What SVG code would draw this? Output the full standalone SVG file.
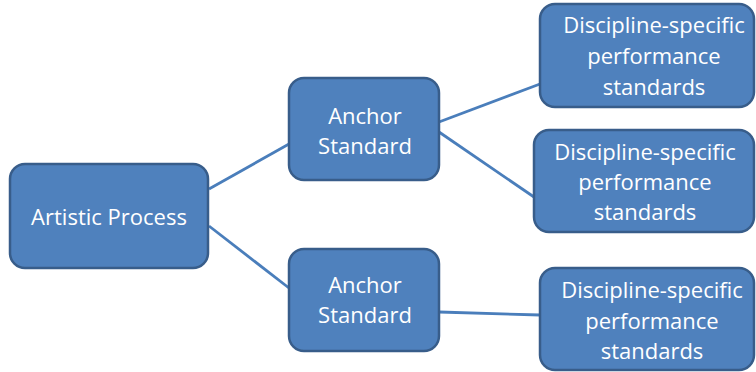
<svg xmlns="http://www.w3.org/2000/svg" width="756" height="372" viewBox="0 0 756 372">
<style>
.box{fill:#4F81BD;stroke:#385D8A;stroke-width:2.5}
.t{font-family:"Open Sans","Liberation Sans",sans-serif;font-size:22px;fill:#FFFFFF;text-anchor:middle}
.c{stroke:#4A7EBB;stroke-width:2.8;fill:none}
</style>
<rect width="756" height="372" fill="#FFFFFF"/>
<g id="connectors">
<line class="c" x1="209" y1="189" x2="289" y2="144"/>
<line class="c" x1="209" y1="226" x2="289" y2="288"/>
<line class="c" x1="439" y1="122" x2="540" y2="84"/>
<line class="c" x1="439" y1="132" x2="534" y2="197"/>
<line class="c" x1="439" y1="312" x2="540" y2="315"/>
</g>
<g id="artistic-process">
<rect class="box" x="10" y="164" width="198" height="104" rx="15"/>
<text class="t" x="109" y="225">Artistic Process</text>
</g>
<g id="anchor-1">
<rect class="box" x="289" y="78" width="150" height="102" rx="15"/>
<text class="t" x="365" y="124">Anchor</text>
<text class="t" x="365" y="154">Standard</text>
</g>
<g id="anchor-2">
<rect class="box" x="289" y="249" width="150" height="102" rx="15"/>
<text class="t" x="365" y="293">Anchor</text>
<text class="t" x="365" y="323">Standard</text>
</g>
<g id="discipline-1">
<rect class="box" x="540" y="4" width="214" height="103" rx="15"/>
<text class="t" x="654" y="33">Discipline-specific</text>
<text class="t" x="654" y="64">performance</text>
<text class="t" x="654" y="95">standards</text>
</g>
<g id="discipline-2">
<rect class="box" x="534" y="130" width="220" height="102" rx="15"/>
<text class="t" x="645" y="160">Discipline-specific</text>
<text class="t" x="645" y="190">performance</text>
<text class="t" x="645" y="220">standards</text>
</g>
<g id="discipline-3">
<rect class="box" x="540" y="268" width="214" height="102" rx="15"/>
<text class="t" x="652" y="298">Discipline-specific</text>
<text class="t" x="652" y="329">performance</text>
<text class="t" x="652" y="359">standards</text>
</g>
</svg>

==========

Output the lines above in full and exactly as given, omitting any pictures.

● Exercise answer
What SVG code would draw this? Output the full standalone SVG file.
<svg xmlns="http://www.w3.org/2000/svg" width="756" height="372" viewBox="0 0 756 372">
<style>
.box{fill:#4F81BD;stroke:#385D8A;stroke-width:2.5}
.t{font-family:"Open Sans","Liberation Sans",sans-serif;font-size:22px;fill:#FFFFFF;text-anchor:middle}
.c{stroke:#4A7EBB;stroke-width:2.8;fill:none}
</style>
<rect width="756" height="372" fill="#FFFFFF"/>
<g id="connectors">
<line class="c" x1="209" y1="189" x2="289" y2="144"/>
<line class="c" x1="209" y1="226" x2="289" y2="288"/>
<line class="c" x1="439" y1="122" x2="540" y2="84"/>
<line class="c" x1="439" y1="132" x2="534" y2="197"/>
<line class="c" x1="439" y1="312" x2="540" y2="315"/>
</g>
<g id="artistic-process">
<rect class="box" x="10" y="164" width="198" height="104" rx="15"/>
<text class="t" x="109" y="225">Artistic Process</text>
</g>
<g id="anchor-1">
<rect class="box" x="289" y="78" width="150" height="102" rx="15"/>
<text class="t" x="365" y="124">Anchor</text>
<text class="t" x="365" y="154">Standard</text>
</g>
<g id="anchor-2">
<rect class="box" x="289" y="249" width="150" height="102" rx="15"/>
<text class="t" x="365" y="293">Anchor</text>
<text class="t" x="365" y="323">Standard</text>
</g>
<g id="discipline-1">
<rect class="box" x="540" y="4" width="214" height="103" rx="15"/>
<text class="t" x="654" y="33">Discipline-specific</text>
<text class="t" x="654" y="64">performance</text>
<text class="t" x="654" y="95">standards</text>
</g>
<g id="discipline-2">
<rect class="box" x="534" y="130" width="220" height="102" rx="15"/>
<text class="t" x="645" y="160">Discipline-specific</text>
<text class="t" x="645" y="190">performance</text>
<text class="t" x="645" y="220">standards</text>
</g>
<g id="discipline-3">
<rect class="box" x="540" y="268" width="214" height="102" rx="15"/>
<text class="t" x="652" y="298">Discipline-specific</text>
<text class="t" x="652" y="329">performance</text>
<text class="t" x="652" y="359">standards</text>
</g>
</svg>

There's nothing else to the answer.